Parents are hard to do in youth literature. They're missing or the problem or just not really there. If they're not driving the plot (as the problem), they have to be on the sidelines in order to let the teens take center stage. You can't have too much deus ex parentis, or it's a weak book. Parents that are good and supportive, part of the story, without getting in the way? They're hard, and they're rare.
February is Parent Leadership Month, so in honor of that, here's a list of books with some kick-ass parents, or at least decent ones.
Airhead by Meg Cabot. In general, Cabot has excellent parents. I chose this title, because Em's parents have a very fine needle to thread after their gamer daughter gets her brain transplanted into a supermodel's body. Inside, she's still Em, but technically, they're not supposed to know her at all.
Harry Potter and the Chamber of Secrets by JK Rowling. Sure, Harry's mom sacrificed herself to save his life, but let's be honest, it's the Weasleys who earn the parenting awards here, not only for their own kids, but for the ones they collect along the way. Chamber of Secrets is where we first really get to know them.
If I Stay by Gayle Forman. Ok, so Mia's parents die pretty early on in this book, but luckily, there's a lot of flashback. I love how her parents are supportive and wonderful, even though they weren't great (although they tried) when she was younger. The sequel, Where She Went is definitely worth the read.
I Kissed a Zombie, and I Liked It by Adam Selzer. Alley is the Ice Queen of the cynical, sarcastic kids of her Des Moines high school until she meets a great guy--who just happens to be a zombie. Alley's parents are great in learning about the undead life and being supportive of the relationship, while still not letting Alley throw her life away on first love.
Finnikin of the Rock by Melina Marchetta. Ever since the Days of the Unspeakable, when the royal family was murdered and Lumatere cursed, Finnikin has been roaming the neighboring kingdoms, checking on the refugees. His father, head of the Royal Guard, has been a prisoner. Guys, Trevanion is gruff and rough, but so wonderful. So wonderful. The first in a trilogy, the third Quintana of Charyn comes out in April. Cannot wait.
I'd Tell You I Love You, But Then I'd Have to Kill You by Ally Carter. Cammie can ace spy school and is an expert at trade-craft, but general romance is a little harder. Of course, when your mother is the head of the spy school, things are even more complicated. I love how Cammie's mom balances the line of teacher/school head/single parent. The first in a series, the second is Cross My Heart and Hope to Spy.
Lola and the Boy Next Door by Stephanie Perkins. Lola's not sure what's going on now that Cricket Bell has moved back in next door. When her birth mother shows up, things are harder. Lola's birth mother isn't getting any awards, but her dads certainly are. They're funny, supportive, and protective when needed.
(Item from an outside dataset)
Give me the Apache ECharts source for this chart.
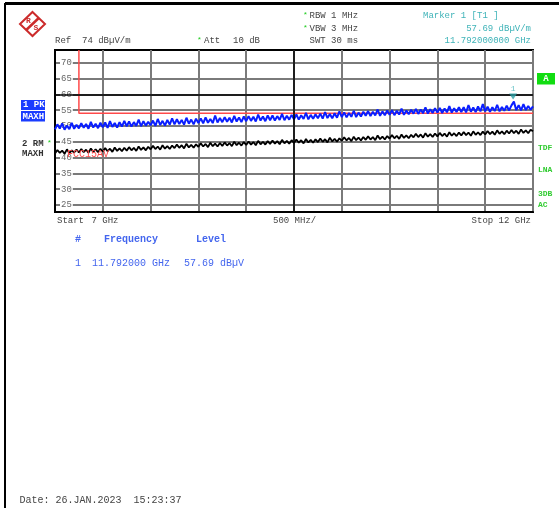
<!DOCTYPE html>
<html>
<head>
<meta charset="utf-8">
<script src="https://cdn.jsdelivr.net/npm/echarts@6/dist/echarts.min.js"></script>
<style>
  html, body { margin: 0; padding: 0; background: #fff; }
  #chart { width: 559px; height: 508px; }
</style>
</head>
<body>
<div id="chart"></div>
<script>
// Sweep settings (GHz) and reference level (dBµV/m)
const startGHz = 7;
const stopGHz = 12;
const refLevel = 74;
const bottomLevel = 22.8;

// Level tick labels on the display grid
const levelTicks = [25, 30, 35, 40, 45, 50, 55, 60, 65, 70];

// Trace 1: PK, max hold (dBµV/m), 201 sweep points
const peakTrace = [
  48.9, 50.5, 49.2, 50.8, 48.8, 50.1, 49.0, 51.0, 49.1, 50.4,
  49.2, 50.9, 49.4, 50.6, 49.1, 51.3, 49.5, 50.7, 49.3, 51.0,
  49.6, 51.1, 49.4, 51.5, 49.7, 50.9, 49.5, 51.2, 49.8, 51.6,
  49.9, 51.4, 49.8, 51.2, 50.0, 52.0, 49.9, 51.5, 50.1, 51.3,
  50.2, 51.7, 50.0, 52.2, 50.3, 51.6, 50.1, 51.9, 50.4, 52.4,
  50.5, 52.1, 50.6, 51.9, 50.4, 52.6, 50.7, 52.0, 50.5, 52.3,
  50.9, 52.4, 50.8, 52.7, 51.0, 52.2, 50.9, 53.3, 51.1, 52.5,
  51.2, 52.8, 51.3, 52.6, 51.1, 53.2, 51.4, 52.7, 51.2, 53.0,
  51.5, 53.1, 51.6, 52.9, 51.4, 53.6, 51.7, 53.0, 51.5, 53.3,
  51.8, 53.3, 51.7, 53.1, 51.9, 53.8, 51.8, 53.2, 52.0, 53.5,
  52.1, 53.6, 52.0, 53.4, 52.2, 54.1, 52.1, 53.5, 52.3, 53.7,
  52.4, 53.9, 52.3, 54.4, 52.5, 53.8, 52.4, 54.0, 52.6, 54.6,
  52.8, 54.3, 52.7, 54.1, 52.9, 54.8, 52.8, 54.2, 53.0, 54.5,
  53.2, 54.7, 53.1, 54.5, 53.3, 55.2, 53.2, 54.6, 53.4, 54.9,
  53.5, 55.0, 53.4, 54.8, 53.6, 55.5, 53.5, 54.9, 53.7, 55.1,
  53.9, 55.4, 53.8, 55.2, 54.0, 55.9, 53.9, 55.3, 54.1, 55.6,
  54.2, 55.7, 54.1, 55.5, 54.3, 56.3, 54.2, 55.6, 54.4, 55.9,
  54.4, 55.9, 54.3, 56.6, 54.5, 55.8, 54.4, 56.2, 54.6, 56.9,
  54.6, 56.1, 54.5, 55.9, 54.7, 56.7, 54.6, 56.0, 54.8, 56.4,
  54.9, 56.5, 57.69, 55.0, 56.6, 54.9, 56.9, 55.0, 56.3, 55.1,
  56.2
];

// Trace 2: RMS, max hold (dBµV/m), 201 sweep points
const rmsTrace = [
  41.3, 42.4, 41.5, 42.2, 41.2, 42.6, 41.4, 42.3, 41.6, 42.5,
  41.6, 42.7, 41.7, 42.5, 41.5, 42.9, 41.8, 42.6, 41.7, 42.8,
  41.9, 43.0, 42.0, 42.8, 41.8, 43.2, 42.1, 42.9, 42.0, 43.1,
  42.2, 43.3, 42.3, 43.1, 42.1, 43.5, 42.4, 43.2, 42.3, 43.4,
  42.6, 43.7, 42.7, 43.5, 42.5, 43.9, 42.8, 43.6, 42.7, 43.8,
  43.0, 44.1, 43.1, 43.9, 42.9, 44.4, 43.2, 44.0, 43.1, 44.2,
  43.4, 44.5, 43.5, 44.3, 43.3, 44.7, 43.6, 44.4, 43.5, 44.6,
  43.7, 44.8, 43.8, 44.6, 43.6, 45.0, 43.9, 44.7, 43.8, 44.9,
  44.0, 45.1, 44.1, 44.9, 43.9, 45.3, 44.2, 45.0, 44.1, 45.2,
  44.3, 45.4, 44.4, 45.2, 44.2, 45.6, 44.5, 45.3, 44.4, 45.5,
  44.6, 45.7, 44.7, 45.5, 44.5, 45.9, 44.8, 45.6, 44.7, 45.8,
  44.9, 46.0, 45.0, 45.8, 44.8, 46.3, 45.1, 45.9, 45.0, 46.1,
  45.3, 46.4, 45.4, 46.2, 45.2, 46.6, 45.5, 46.3, 45.4, 46.5,
  45.6, 46.7, 45.7, 46.5, 45.5, 47.0, 45.8, 46.6, 45.7, 46.8,
  46.0, 47.1, 46.1, 46.9, 45.9, 47.3, 46.2, 47.0, 46.1, 47.2,
  46.4, 47.5, 46.5, 47.3, 46.3, 47.7, 46.6, 47.4, 46.5, 47.6,
  46.7, 47.8, 46.8, 47.6, 46.6, 48.0, 46.9, 47.7, 46.8, 47.9,
  47.0, 48.1, 47.1, 47.9, 46.9, 48.3, 47.2, 48.0, 47.1, 48.2,
  47.3, 48.4, 47.4, 48.2, 47.2, 48.6, 47.5, 48.3, 47.4, 48.5,
  47.6, 48.7, 47.7, 48.5, 47.5, 48.9, 47.8, 48.6, 47.7, 48.8,
  48.3
];

// FCC 15 limit line (frequency GHz, level dBµV/m)
const limitFreq = [7.25, 7.25, 12];
const limitLevel = [74, 54, 54];
const limitName = 'FCC15AV';

// Marker 1
const markerFreq = 11.792;
const markerLevel = 57.69;

const sweepFreq = (n) => startGHz + n * (stopGHz - startGHz) / (peakTrace.length - 1);
const pairs = (vals) => vals.map((v, n) => [sweepFreq(n), v]);

const mono = '"Liberation Mono", "Courier New", monospace';
const gray = '#444';
const teal = '#3fb3b8';
const green = '#22cc22';
const tableBlue = '#4466ee';

function txt(x, y, text, opt) {
  opt = opt || {};
  return {
    type: 'text', z: 100, silent: true,
    style: {
      x: x, y: y, text: text,
      fill: opt.fill || gray,
      font: (opt.weight || 'normal') + ' ' + (opt.size || 9) + 'px ' + mono,
      align: opt.align || 'left',
      verticalAlign: 'middle'
    }
  };
}

const markerGHzText = markerFreq.toFixed(9) + ' GHz';
const graphics = [
  // page frame
  { type: 'line', silent: true, shape: { x1: 5, y1: 3.5, x2: 559, y2: 3.5 }, style: { stroke: '#000', lineWidth: 3 } },
  { type: 'line', silent: true, shape: { x1: 5, y1: 3, x2: 5, y2: 508 }, style: { stroke: '#000', lineWidth: 2 } },
  // logo
  { type: 'polygon', silent: true, shape: { points: [[32.5, 12], [45, 24], [32.5, 36], [20, 24]] },
    style: { fill: 'none', stroke: '#cc2b2b', lineWidth: 2 } },
  { type: 'line', silent: true, shape: { x1: 38.8, y1: 18, x2: 26.2, y2: 30 }, style: { stroke: '#cc2b2b', lineWidth: 2.5 } },
  txt(26, 20.5, 'R', { fill: '#cc2b2b', weight: 'bold', size: 8 }),
  txt(33.5, 28, 'S', { fill: '#cc2b2b', weight: 'bold', size: 8 }),
  // header
  txt(55, 41, 'Ref  ' + refLevel + ' dBµV/m'),
  txt(197, 40, '*', { fill: green, size: 8 }),
  txt(204, 41, 'Att'),
  txt(233, 41, '10 dB'),
  txt(303, 15, '*', { fill: green, size: 8 }),
  txt(309.5, 16, 'RBW 1 MHz'),
  txt(303, 28, '*', { fill: green, size: 8 }),
  txt(309.5, 29, 'VBW 3 MHz'),
  txt(309.5, 41, 'SWT 30 ms'),
  txt(423, 16, 'Marker 1 [T1 ]', { fill: teal }),
  txt(531, 29, markerLevel.toFixed(2) + ' dBµV/m', { fill: teal, align: 'right' }),
  txt(531, 41, markerGHzText, { fill: teal, align: 'right' }),
  // trace legend, left
  { type: 'rect', silent: true, shape: { x: 21, y: 100, width: 24, height: 10 }, style: { fill: '#1a3cff' } },
  txt(23, 105, '1 PK', { fill: '#fff', weight: 'bold' }),
  { type: 'rect', silent: true, shape: { x: 21, y: 111, width: 24, height: 10.5 }, style: { fill: '#1a3cff' } },
  txt(22.5, 116.3, 'MAXH', { fill: '#fff', weight: 'bold' }),
  txt(22, 144, '2 RM', { fill: '#333', weight: 'bold' }),
  txt(47, 143, '*', { fill: green, size: 8 }),
  txt(22, 153.5, 'MAXH', { fill: '#333', weight: 'bold' }),
  // status column, right
  { type: 'rect', silent: true, shape: { x: 537, y: 73, width: 18, height: 11.5 }, style: { fill: '#11dd11' } },
  txt(546, 79, 'A', { fill: '#fff', weight: 'bold', align: 'center' }),
  txt(538, 147.5, 'TDF', { fill: '#33cc33', weight: 'bold', size: 8 }),
  txt(538, 170, 'LNA', { fill: '#33cc33', weight: 'bold', size: 8 }),
  txt(538, 193.5, '3DB', { fill: '#33cc33', weight: 'bold', size: 8 }),
  txt(538, 204.5, 'AC', { fill: '#33cc33', weight: 'bold', size: 8 }),
  // limit line name
  txt(67, 154, limitName, { fill: '#ff4a4a', size: 10 }),
  // span row
  txt(57, 221, 'Start'),
  txt(91.5, 221, startGHz + ' GHz'),
  txt(273, 221, '500 MHz/'),
  txt(531, 221, 'Stop ' + stopGHz + ' GHz', { align: 'right' }),
  // marker table
  txt(75, 239.5, '#', { fill: tableBlue, weight: 'bold', size: 10 }),
  txt(104, 239.5, 'Frequency', { fill: tableBlue, weight: 'bold', size: 10 }),
  txt(196, 239.5, 'Level', { fill: tableBlue, weight: 'bold', size: 10 }),
  txt(75, 263, '1', { fill: tableBlue, size: 10 }),
  txt(92, 263, markerFreq.toFixed(6) + ' GHz', { fill: tableBlue, size: 10 }),
  txt(184, 263, markerLevel.toFixed(2) + ' dBµV', { fill: tableBlue, size: 10 }),
  // footer
  txt(19.5, 500, 'Date: 26.JAN.2023  15:23:37', { size: 10 })
];

const chart = echarts.init(document.getElementById('chart'), null, { renderer: 'canvas' });
chart.setOption({
  animation: false,
  backgroundColor: '#fff',
  grid: { left: 55, right: 26, top: 50, bottom: 296, show: true, borderColor: '#000', borderWidth: 2, backgroundColor: 'transparent' },
  xAxis: {
    type: 'value', min: startGHz, max: stopGHz, interval: 0.5,
    axisLine: { show: true, onZero: false, lineStyle: { color: '#000', width: 2 } },
    axisTick: { show: false },
    axisLabel: { show: false },
    splitLine: { show: true, lineStyle: { color: '#7a7a7a', width: 2 } }
  },
  yAxis: {
    type: 'value', min: bottomLevel, max: refLevel,
    axisLine: { show: true, onZero: false, lineStyle: { color: '#000', width: 2 } },
    axisTick: { show: false, customValues: levelTicks },
    axisLabel: {
      inside: true, customValues: levelTicks, margin: 5,
      color: '#666', fontFamily: mono, fontSize: 9,
      backgroundColor: '#fff', padding: [0, 1]
    },
    splitLine: { show: true, lineStyle: { color: '#7a7a7a', width: 2 } }
  },
  series: [
    {
      // darker centre reference lines
      type: 'line', data: [], z: 1, silent: true,
      markLine: {
        silent: true, symbol: 'none', animation: false, label: { show: false },
        lineStyle: { color: '#000', width: 1.5, type: 'solid' },
        data: [{ yAxis: 60 }, { xAxis: 9.5 }]
      }
    },
    {
      name: limitName, type: 'line', z: 2, silent: true, symbol: 'none',
      lineStyle: { color: '#ff4a4a', width: 1.5 },
      data: limitFreq.map((f, n) => [f, limitLevel[n]])
    },
    {
      name: '2 RM', type: 'line', z: 3, silent: true, symbol: 'none',
      lineStyle: { color: '#000', width: 1.8 },
      data: pairs(rmsTrace)
    },
    {
      name: '1 PK', type: 'line', z: 4, silent: true, symbol: 'none',
      lineStyle: { color: '#0a1eff', width: 2 },
      data: pairs(peakTrace)
    },
    {
      name: 'Marker 1', type: 'scatter', z: 5, silent: true,
      symbol: 'triangle', symbolRotate: 180, symbolSize: [8, 6], symbolOffset: [0, -5],
      itemStyle: { color: '#2a9da3' },
      label: { show: true, position: 'top', distance: 1, formatter: '1', color: teal, fontSize: 8, fontFamily: mono },
      data: [[markerFreq, markerLevel]]
    }
  ],
  graphic: graphics
});
</script>
</body>
</html>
Sucks to Be Me: The All-True Confessions of Mina Hamilton, Teen Vampire (maybe) by Kimberly Pauley. Mina has to take vampire classes after school to see if she wants to become one, like her parents. Mina's parents are sympathetic and supportive of the impossible choice Mina faces and, in the end, are the reason why she decides what she does. Check out the sequel, Still Sucks to Be Me: The All-true Confessions of Mina Smith, Teen Vampire.
Angus, Thongs and Full-Frontal Snogging: Confessions of Georgia Nicolson by Louise Rennison. Georgia is mainly preoccupied with her love life, but readers will fall in love with her insane cat, mad toddler sister, crazy parents, and the Bison dancing of the Ace Gang. Georgia's parents are a source of constant embarrassment, but they're there, they know what's going on, and have some sage advice, if only Georgia would take it.
Who are your favorite parents in teen literature?